>> start Record excerpts

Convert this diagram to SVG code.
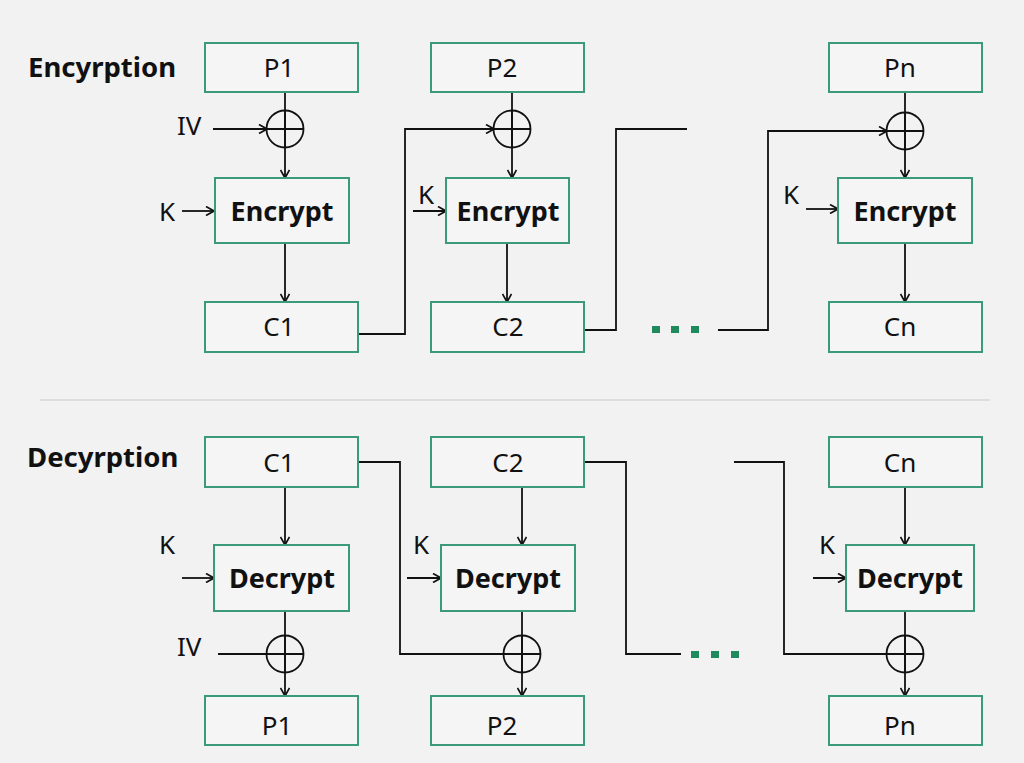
<svg xmlns="http://www.w3.org/2000/svg" width="1024" height="763" viewBox="0 0 1024 763">
<defs>
<marker id="ah" viewBox="0 0 10 10" refX="9" refY="5" markerWidth="10" markerHeight="10" markerUnits="userSpaceOnUse" orient="auto">
<path d="M1,0.5 L9,5 L1,9.5" fill="none" stroke="#111" stroke-width="1.7"/>
</marker>
<style>
.box{fill:#f5f5f5;stroke:#3a9a7a;stroke-width:2}
.t{font-family:"Noto Sans","Open Sans","Liberation Sans",sans-serif;font-size:26px;fill:#111;text-anchor:middle}
.lbl{font-family:"Noto Sans","Open Sans","Liberation Sans",sans-serif;font-size:26px;fill:#111}
.b{font-family:"Noto Sans","Open Sans","Liberation Sans",sans-serif;font-size:27px;font-weight:bold;fill:#111;text-anchor:middle}
.title{font-family:"Noto Sans","Open Sans","Liberation Sans",sans-serif;font-size:27.5px;font-weight:bold;fill:#111}
.ln{fill:none;stroke:#111;stroke-width:1.8}
.ar{fill:none;stroke:#111;stroke-width:1.8;marker-end:url(#ah)}
.xor{fill:none;stroke:#111;stroke-width:1.8}
.dot{fill:#1e8a5e}
</style>
</defs>
<rect width="1024" height="763" fill="#f2f2f2"/>
<line x1="40" y1="400" x2="990" y2="400" stroke="#d6d6d6" stroke-width="1.5"/>
<text class="title" x="28" y="77">Encyrption</text>
<text class="title" x="27" y="467">Decyrption</text>

<g id="connectors">
<!-- Encryption -->
<path class="ar" d="M213,129 L267,129"/>
<path class="ln" d="M285,92 L285,148"/>
<path class="ar" d="M285,148 L285,178"/>
<path class="ar" d="M182,211 L214,211"/>
<path class="ar" d="M285,243 L285,302"/>
<path class="ar" d="M358,334 L405,334 L405,129 L494,129"/>
<path class="ln" d="M512,92 L512,148"/>
<path class="ar" d="M512,148 L512,178"/>
<path class="ar" d="M413,211 L446,211"/>
<path class="ar" d="M507,243 L507,302"/>
<path class="ln" d="M584,330 L616,330 L616,129 L687,129"/>
<path class="ar" d="M718,330 L768,330 L768,131 L887,131"/>
<path class="ln" d="M905,92 L905,150"/>
<path class="ar" d="M905,150 L905,178"/>
<path class="ar" d="M806,209 L838,209"/>
<path class="ar" d="M905,243 L905,302"/>
<!-- Decryption -->
<path class="ar" d="M285,487 L285,545"/>
<path class="ar" d="M182,578 L214,578"/>
<path class="ar" d="M285,611 L285,696"/>
<path class="ln" d="M218,654 L285,654"/>
<path class="ln" d="M358,462 L400,462 L400,654 L522,654"/>
<path class="ar" d="M522,487 L522,545"/>
<path class="ar" d="M407,578 L441,578"/>
<path class="ar" d="M522,611 L522,696"/>
<path class="ln" d="M584,462 L626,462 L626,654 L681,654"/>
<path class="ln" d="M734,462 L784,462 L784,654 L905,654"/>
<path class="ar" d="M905,487 L905,545"/>
<path class="ar" d="M813,578 L846,578"/>
<path class="ar" d="M905,611 L905,696"/>
</g>

<g id="dots-enc">
<rect class="dot" x="652" y="326" width="8" height="7"/>
<rect class="dot" x="671" y="326" width="8" height="7"/>
<rect class="dot" x="691" y="326" width="8" height="7"/>
</g>
<g id="dots-dec">
<rect class="dot" x="691" y="651" width="8" height="7"/>
<rect class="dot" x="711" y="651" width="8" height="7"/>
<rect class="dot" x="731" y="651" width="8" height="7"/>
</g>

<!-- Encryption nodes -->
<g id="e-p1"><rect class="box" x="205" y="43" width="153" height="49"/><text class="t" x="279" y="77">P1</text></g>
<g id="e-xor1"><circle class="xor" cx="285" cy="129" r="18.5"/><path class="xor" d="M266.5,129 H303.5 M285,110.5 V147.5"/></g>
<g id="e-iv"><text class="lbl" x="177" y="135">IV</text></g>
<g id="e-k1"><text class="lbl" x="159" y="221">K</text></g>
<g id="e-enc1"><rect class="box" x="215" y="178" width="134" height="65"/><text class="b" x="282" y="221">Encrypt</text></g>
<g id="e-c1"><rect class="box" x="205" y="302" width="153" height="50"/><text class="t" x="279" y="336">C1</text></g>

<g id="e-p2"><rect class="box" x="431" y="43" width="153" height="49"/><text class="t" x="502" y="77">P2</text></g>
<g id="e-xor2"><circle class="xor" cx="512" cy="129" r="18.5"/><path class="xor" d="M493.5,129 H530.5 M512,110.5 V147.5"/></g>
<g id="e-k2"><text class="lbl" x="418" y="204">K</text></g>
<g id="e-enc2"><rect class="box" x="446" y="178" width="123" height="65"/><text class="b" x="508" y="221">Encrypt</text></g>
<g id="e-c2"><rect class="box" x="431" y="302" width="153" height="50"/><text class="t" x="508" y="336">C2</text></g>

<g id="e-pn"><rect class="box" x="829" y="43" width="153" height="49"/><text class="t" x="900" y="77">Pn</text></g>
<g id="e-xorn"><circle class="xor" cx="905" cy="131" r="18.5"/><path class="xor" d="M886.5,131 H923.5 M905,112.5 V149.5"/></g>
<g id="e-kn"><text class="lbl" x="783" y="204">K</text></g>
<g id="e-encn"><rect class="box" x="838" y="178" width="134" height="65"/><text class="b" x="905" y="221">Encrypt</text></g>
<g id="e-cn"><rect class="box" x="829" y="302" width="153" height="50"/><text class="t" x="900" y="336">Cn</text></g>

<!-- Decryption nodes -->
<g id="d-c1"><rect class="box" x="205" y="437" width="153" height="50"/><text class="t" x="279" y="472">C1</text></g>
<g id="d-k1"><text class="lbl" x="159" y="554">K</text></g>
<g id="d-dec1"><rect class="box" x="214" y="545" width="135" height="66"/><text class="b" x="282" y="588">Decrypt</text></g>
<g id="d-iv"><text class="lbl" x="177" y="656">IV</text></g>
<g id="d-xor1"><circle class="xor" cx="285" cy="654" r="18.5"/><path class="xor" d="M266.5,654 H303.5 M285,635.5 V672.5"/></g>
<g id="d-p1"><rect class="box" x="205" y="696" width="153" height="49"/><text class="t" x="277" y="735">P1</text></g>

<g id="d-c2"><rect class="box" x="431" y="437" width="153" height="50"/><text class="t" x="508" y="472">C2</text></g>
<g id="d-k2"><text class="lbl" x="413" y="554">K</text></g>
<g id="d-dec2"><rect class="box" x="441" y="545" width="134" height="66"/><text class="b" x="508" y="588">Decrypt</text></g>
<g id="d-xor2"><circle class="xor" cx="522" cy="654" r="18.5"/><path class="xor" d="M503.5,654 H540.5 M522,635.5 V672.5"/></g>
<g id="d-p2"><rect class="box" x="431" y="696" width="153" height="49"/><text class="t" x="502" y="735">P2</text></g>

<g id="d-cn"><rect class="box" x="829" y="437" width="153" height="50"/><text class="t" x="900" y="472">Cn</text></g>
<g id="d-kn"><text class="lbl" x="819" y="554">K</text></g>
<g id="d-decn"><rect class="box" x="846" y="545" width="128" height="66"/><text class="b" x="910" y="588">Decrypt</text></g>
<g id="d-xorn"><circle class="xor" cx="905" cy="654" r="18.5"/><path class="xor" d="M886.5,654 H923.5 M905,635.5 V672.5"/></g>
<g id="d-pn"><rect class="box" x="829" y="696" width="153" height="49"/><text class="t" x="900" y="735">Pn</text></g>
</svg>
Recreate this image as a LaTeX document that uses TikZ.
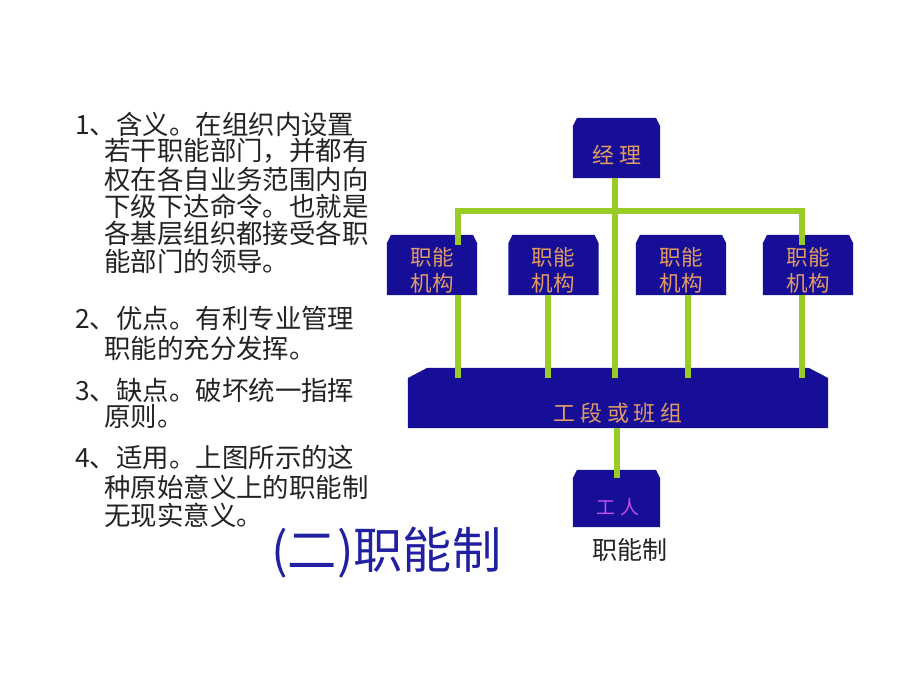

>> end Record excerpts

* The problem
Repeat the listing above exactly, with no pictures.

* Written reply
Convert this diagram to SVG code.
<svg xmlns="http://www.w3.org/2000/svg" width="1024" height="763" viewBox="0 0 1024 763">
<defs>
<marker id="ah" viewBox="0 0 10 10" refX="9" refY="5" markerWidth="10" markerHeight="10" markerUnits="userSpaceOnUse" orient="auto">
<path d="M1,0.5 L9,5 L1,9.5" fill="none" stroke="#111" stroke-width="1.7"/>
</marker>
<style>
.box{fill:#f5f5f5;stroke:#3a9a7a;stroke-width:2}
.t{font-family:"Noto Sans","Open Sans","Liberation Sans",sans-serif;font-size:26px;fill:#111;text-anchor:middle}
.lbl{font-family:"Noto Sans","Open Sans","Liberation Sans",sans-serif;font-size:26px;fill:#111}
.b{font-family:"Noto Sans","Open Sans","Liberation Sans",sans-serif;font-size:27px;font-weight:bold;fill:#111;text-anchor:middle}
.title{font-family:"Noto Sans","Open Sans","Liberation Sans",sans-serif;font-size:27.5px;font-weight:bold;fill:#111}
.ln{fill:none;stroke:#111;stroke-width:1.8}
.ar{fill:none;stroke:#111;stroke-width:1.8;marker-end:url(#ah)}
.xor{fill:none;stroke:#111;stroke-width:1.8}
.dot{fill:#1e8a5e}
</style>
</defs>
<rect width="1024" height="763" fill="#f2f2f2"/>
<line x1="40" y1="400" x2="990" y2="400" stroke="#d6d6d6" stroke-width="1.5"/>
<text class="title" x="28" y="77">Encyrption</text>
<text class="title" x="27" y="467">Decyrption</text>

<g id="connectors">
<!-- Encryption -->
<path class="ar" d="M213,129 L267,129"/>
<path class="ln" d="M285,92 L285,148"/>
<path class="ar" d="M285,148 L285,178"/>
<path class="ar" d="M182,211 L214,211"/>
<path class="ar" d="M285,243 L285,302"/>
<path class="ar" d="M358,334 L405,334 L405,129 L494,129"/>
<path class="ln" d="M512,92 L512,148"/>
<path class="ar" d="M512,148 L512,178"/>
<path class="ar" d="M413,211 L446,211"/>
<path class="ar" d="M507,243 L507,302"/>
<path class="ln" d="M584,330 L616,330 L616,129 L687,129"/>
<path class="ar" d="M718,330 L768,330 L768,131 L887,131"/>
<path class="ln" d="M905,92 L905,150"/>
<path class="ar" d="M905,150 L905,178"/>
<path class="ar" d="M806,209 L838,209"/>
<path class="ar" d="M905,243 L905,302"/>
<!-- Decryption -->
<path class="ar" d="M285,487 L285,545"/>
<path class="ar" d="M182,578 L214,578"/>
<path class="ar" d="M285,611 L285,696"/>
<path class="ln" d="M218,654 L285,654"/>
<path class="ln" d="M358,462 L400,462 L400,654 L522,654"/>
<path class="ar" d="M522,487 L522,545"/>
<path class="ar" d="M407,578 L441,578"/>
<path class="ar" d="M522,611 L522,696"/>
<path class="ln" d="M584,462 L626,462 L626,654 L681,654"/>
<path class="ln" d="M734,462 L784,462 L784,654 L905,654"/>
<path class="ar" d="M905,487 L905,545"/>
<path class="ar" d="M813,578 L846,578"/>
<path class="ar" d="M905,611 L905,696"/>
</g>

<g id="dots-enc">
<rect class="dot" x="652" y="326" width="8" height="7"/>
<rect class="dot" x="671" y="326" width="8" height="7"/>
<rect class="dot" x="691" y="326" width="8" height="7"/>
</g>
<g id="dots-dec">
<rect class="dot" x="691" y="651" width="8" height="7"/>
<rect class="dot" x="711" y="651" width="8" height="7"/>
<rect class="dot" x="731" y="651" width="8" height="7"/>
</g>

<!-- Encryption nodes -->
<g id="e-p1"><rect class="box" x="205" y="43" width="153" height="49"/><text class="t" x="279" y="77">P1</text></g>
<g id="e-xor1"><circle class="xor" cx="285" cy="129" r="18.5"/><path class="xor" d="M266.5,129 H303.5 M285,110.5 V147.5"/></g>
<g id="e-iv"><text class="lbl" x="177" y="135">IV</text></g>
<g id="e-k1"><text class="lbl" x="159" y="221">K</text></g>
<g id="e-enc1"><rect class="box" x="215" y="178" width="134" height="65"/><text class="b" x="282" y="221">Encrypt</text></g>
<g id="e-c1"><rect class="box" x="205" y="302" width="153" height="50"/><text class="t" x="279" y="336">C1</text></g>

<g id="e-p2"><rect class="box" x="431" y="43" width="153" height="49"/><text class="t" x="502" y="77">P2</text></g>
<g id="e-xor2"><circle class="xor" cx="512" cy="129" r="18.5"/><path class="xor" d="M493.5,129 H530.5 M512,110.5 V147.5"/></g>
<g id="e-k2"><text class="lbl" x="418" y="204">K</text></g>
<g id="e-enc2"><rect class="box" x="446" y="178" width="123" height="65"/><text class="b" x="508" y="221">Encrypt</text></g>
<g id="e-c2"><rect class="box" x="431" y="302" width="153" height="50"/><text class="t" x="508" y="336">C2</text></g>

<g id="e-pn"><rect class="box" x="829" y="43" width="153" height="49"/><text class="t" x="900" y="77">Pn</text></g>
<g id="e-xorn"><circle class="xor" cx="905" cy="131" r="18.5"/><path class="xor" d="M886.5,131 H923.5 M905,112.5 V149.5"/></g>
<g id="e-kn"><text class="lbl" x="783" y="204">K</text></g>
<g id="e-encn"><rect class="box" x="838" y="178" width="134" height="65"/><text class="b" x="905" y="221">Encrypt</text></g>
<g id="e-cn"><rect class="box" x="829" y="302" width="153" height="50"/><text class="t" x="900" y="336">Cn</text></g>

<!-- Decryption nodes -->
<g id="d-c1"><rect class="box" x="205" y="437" width="153" height="50"/><text class="t" x="279" y="472">C1</text></g>
<g id="d-k1"><text class="lbl" x="159" y="554">K</text></g>
<g id="d-dec1"><rect class="box" x="214" y="545" width="135" height="66"/><text class="b" x="282" y="588">Decrypt</text></g>
<g id="d-iv"><text class="lbl" x="177" y="656">IV</text></g>
<g id="d-xor1"><circle class="xor" cx="285" cy="654" r="18.5"/><path class="xor" d="M266.5,654 H303.5 M285,635.5 V672.5"/></g>
<g id="d-p1"><rect class="box" x="205" y="696" width="153" height="49"/><text class="t" x="277" y="735">P1</text></g>

<g id="d-c2"><rect class="box" x="431" y="437" width="153" height="50"/><text class="t" x="508" y="472">C2</text></g>
<g id="d-k2"><text class="lbl" x="413" y="554">K</text></g>
<g id="d-dec2"><rect class="box" x="441" y="545" width="134" height="66"/><text class="b" x="508" y="588">Decrypt</text></g>
<g id="d-xor2"><circle class="xor" cx="522" cy="654" r="18.5"/><path class="xor" d="M503.5,654 H540.5 M522,635.5 V672.5"/></g>
<g id="d-p2"><rect class="box" x="431" y="696" width="153" height="49"/><text class="t" x="502" y="735">P2</text></g>

<g id="d-cn"><rect class="box" x="829" y="437" width="153" height="50"/><text class="t" x="900" y="472">Cn</text></g>
<g id="d-kn"><text class="lbl" x="819" y="554">K</text></g>
<g id="d-decn"><rect class="box" x="846" y="545" width="128" height="66"/><text class="b" x="910" y="588">Decrypt</text></g>
<g id="d-xorn"><circle class="xor" cx="905" cy="654" r="18.5"/><path class="xor" d="M886.5,654 H923.5 M905,635.5 V672.5"/></g>
<g id="d-pn"><rect class="box" x="829" y="696" width="153" height="49"/><text class="t" x="900" y="735">Pn</text></g>
</svg>
Recreate this image as a LaTeX document that uses TikZ.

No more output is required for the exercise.